Awad goes the distance in Finney Stakes

Laurel notebook

July 11, 1993|By Ross Peddicord | Ross Peddicord,Staff Writer

Awad, whose owner had Triple Crown aspirations for him earlier in the year, didn't make it to the classic races.

But the distance-loving grass runner returned to Maryland-bred company yesterday and won the $75,000 Humphrey S. Finney Stakes at Laurel Race Course by an authoritative 2 1/2 lengths over lightly raced Pescagnini.

"It's a little softer company than he's been running against," said trainer David Donk, who trains the 3-year-old colt at Belmont Park for a five-person syndicate headed by the horse's Carroll County breeder, racing philanthropist Jim Ryan.

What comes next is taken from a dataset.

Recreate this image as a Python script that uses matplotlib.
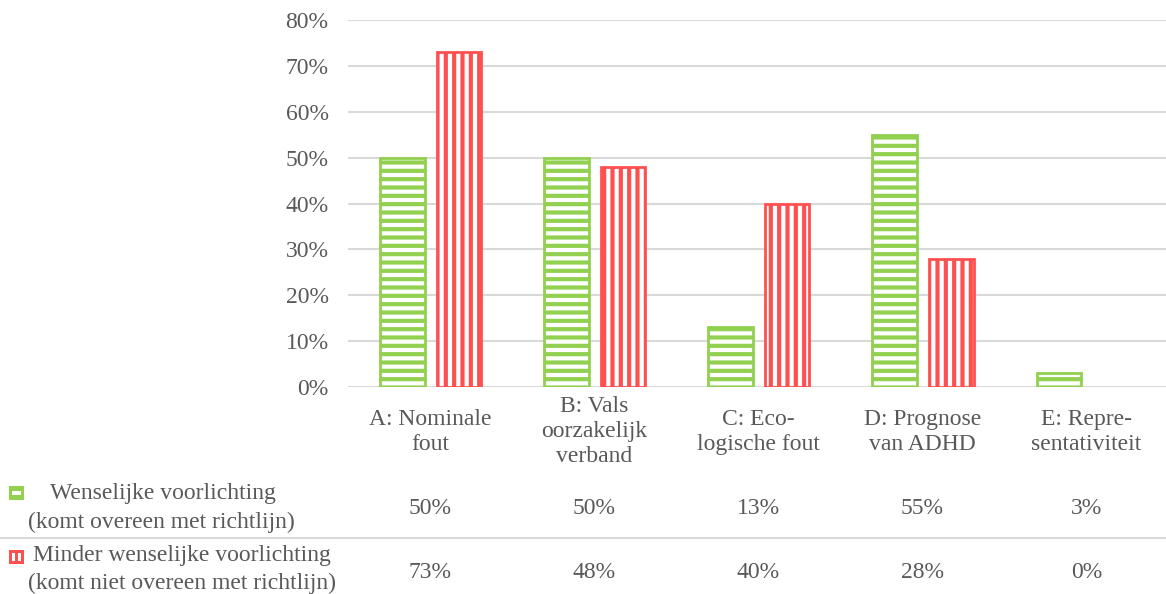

Ryan was in Kansas yesterday attending a wedding, but the rest of the owners were present, including Palestinian peace activist Mubarak Awad, the horse's namesake.

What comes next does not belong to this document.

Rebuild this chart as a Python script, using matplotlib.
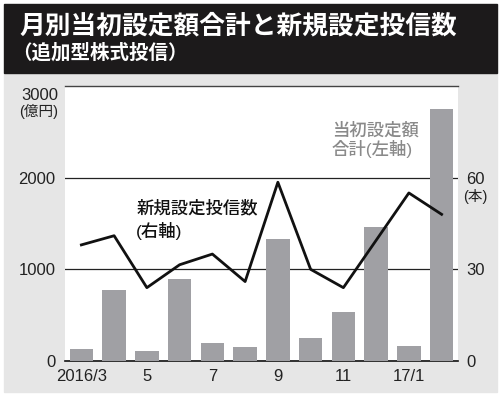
import matplotlib.pyplot as plt
from matplotlib.patches import Rectangle

plt.rcParams['font.family'] = ['Liberation Sans', 'Noto Sans CJK JP']

# データ
months = ['2016/3', '4', '5', '6', '7', '8', '9', '10', '11', '12', '17/1', '2']
tick_labels = ['2016/3', '', '5', '', '7', '', '9', '', '11', '', '17/1', '']
amount = [127, 775, 113, 891, 193, 156, 1331, 255, 531, 1465, 167, 2749]  # 億円
new_funds = [38, 41, 24, 31.5, 35, 26, 58.5, 30, 24, 39.5, 55, 48]        # 本

fig = plt.figure(figsize=(5, 3.96), dpi=100)
fig.patch.set_facecolor('white')

# 背景（灰色パネルと黒いタイトル帯）
fig.add_artist(Rectangle((4/500, 1-392/396), 493/500, (392-73)/396,
                         transform=fig.transFigure, color='#e6e6e6', zorder=0))
fig.add_artist(Rectangle((4/500, 1-73/396), 493/500, 69/396,
                         transform=fig.transFigure, color='#1c1a1b', zorder=0))
fig.text(19/500, 1-26/396, '月別当初設定額合計と新規設定投信数', color='white',
         fontsize=18.5, fontweight='bold', va='center', ha='left')
fig.text(12/500, 1-53/396, '（追加型株式投信）', color='white',
         fontsize=14, fontweight='bold', va='center', ha='left')

ax = fig.add_axes([65/500, 1-361/396, 393/500, 275/396])
ax.set_facecolor('white')
x = range(len(months))
ax.bar(x, amount, width=0.72, color='#a0a0a4', zorder=3)
ax.set_xlim(-0.5, 11.5)
ax.set_ylim(0, 3000)
ax.set_yticks([0, 1000, 2000])
ax.set_yticklabels(['0', '1000', '2000'])
ax.set_xticks(list(x))
ax.set_xticklabels(tick_labels)
ax.grid(axis='y', color='#222222', linewidth=0.9, zorder=1)
for s in ['left', 'right']:
    ax.spines[s].set_visible(False)
ax.spines['top'].set_color('#444444')
ax.spines['top'].set_linewidth(1.0)
ax.spines['bottom'].set_color('#111111')
ax.spines['bottom'].set_linewidth(1.2)
ax.tick_params(axis='both', length=0, labelsize=12, colors='#222222')
ax.tick_params(axis='y', pad=7)
ax.tick_params(axis='x', pad=6)
fig.text(58/500, 1-95/396, '3000', ha='right', va='center', fontsize=12, color='#222222')
fig.text(58/500, 1-111/396, '(億円)', ha='right', va='center', fontsize=10.5, color='#222222')

ax2 = ax.twinx()
ax2.plot(list(x), new_funds, color='#111111', linewidth=2.0, zorder=4)
ax2.set_ylim(0, 90)
ax2.set_yticks([0, 30, 60])
ax2.tick_params(axis='y', length=0, labelsize=12, colors='#222222', pad=6)
for s in ax2.spines.values():
    s.set_visible(False)
fig.text(463/500, 1-197/396, '(本)', ha='left', va='center', fontsize=10.5, color='#222222')

fig.text(137/500, 1-208/396, '新規設定投信数', ha='left', va='center',
         fontsize=12.5, fontweight='medium', color='#111111')
fig.text(136/500, 1-231/396, '(右軸)', ha='left', va='center',
         fontsize=12.5, fontweight='medium', color='#111111')
fig.text(332/500, 1-130/396, '当初設定額', ha='left', va='center',
         fontsize=12.5, fontweight='medium', color='#8a8a8a')
fig.text(332/500, 1-149/396, '合計(左軸)', ha='left', va='center',
         fontsize=12.5, fontweight='medium', color='#8a8a8a')

fig.savefig('out.png', dpi=100)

"We were thinking about the Derby [and later the Belmont Stakes] for Awad, like all owners early in the year, mainly because the horse is bred to get the distance," Donk said. "We ran him in the Jim Beam and he was fourth, which was a nice way to pick up $30,000. But he's really a much better horse on the grass."

Awad and runner-up Pescagnini are sired by Caveat, the Ryan-owned and -bred horse that won the 1983 Belmont Stakes and now stands at stud at the Northview Stallion Station in Chesapeake City.

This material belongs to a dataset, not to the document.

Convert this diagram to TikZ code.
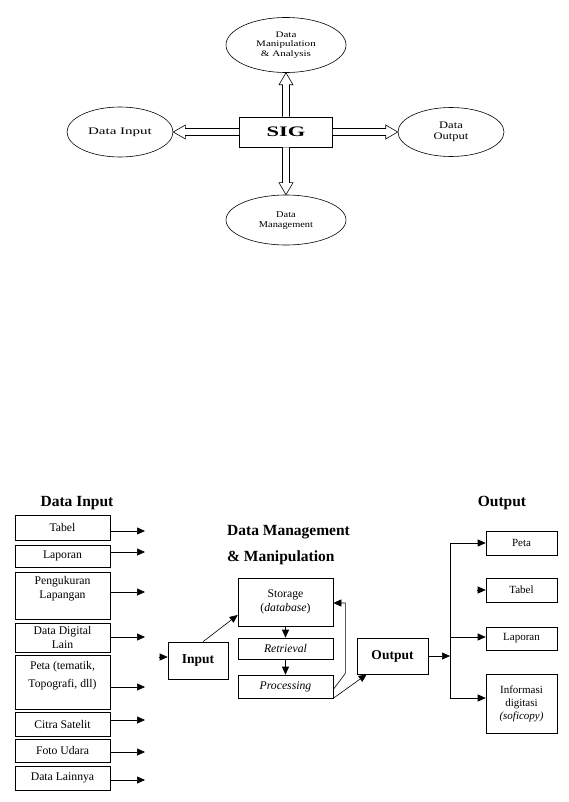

Donk said Ryan has about a dozen horses in training, either with him in New York or with Billy Boniface in Maryland. "But he likes to move them on," Donk said. A recent example is the stakes-class filly Icy Warning, which was sold by Ryan a few months ago to Team Valor.

Woods of Windsor, the Finney favorite, finished a disappointing sixth after encountering some trouble early in the race.

Owner Adelaide Riggs hopes to return the colt and about a dozen of her other horses, including Wild Zone, to Laurel on a permanent basis. The horses have been spending the summer at Monmouth Park.

Pick 3 betting glitch

A late scratch (Rahraja) in the fifth race prompted a betting glitch at Laurel. Because of confusion over the scratch, the wrong price for the fifth-race Pick 3 was posted momentarily on the odds board.

The correct Double Triple price for the third and fifth races was paid out, according to Jim Mango, senior vice president of mutuels and development.

"We realized it immediately, identified five people who had cashed their tickets right away, and then paid out the right price," Mango said.

He added that it didn't affect any of the tracks' commingling sites.

Meeting with Schaefer

Gov. William Donald Schaefer will hold one of his State of the State breakfasts in the International Room this morning at Laurel. A number of industry officials and horsemen will attend the gathering.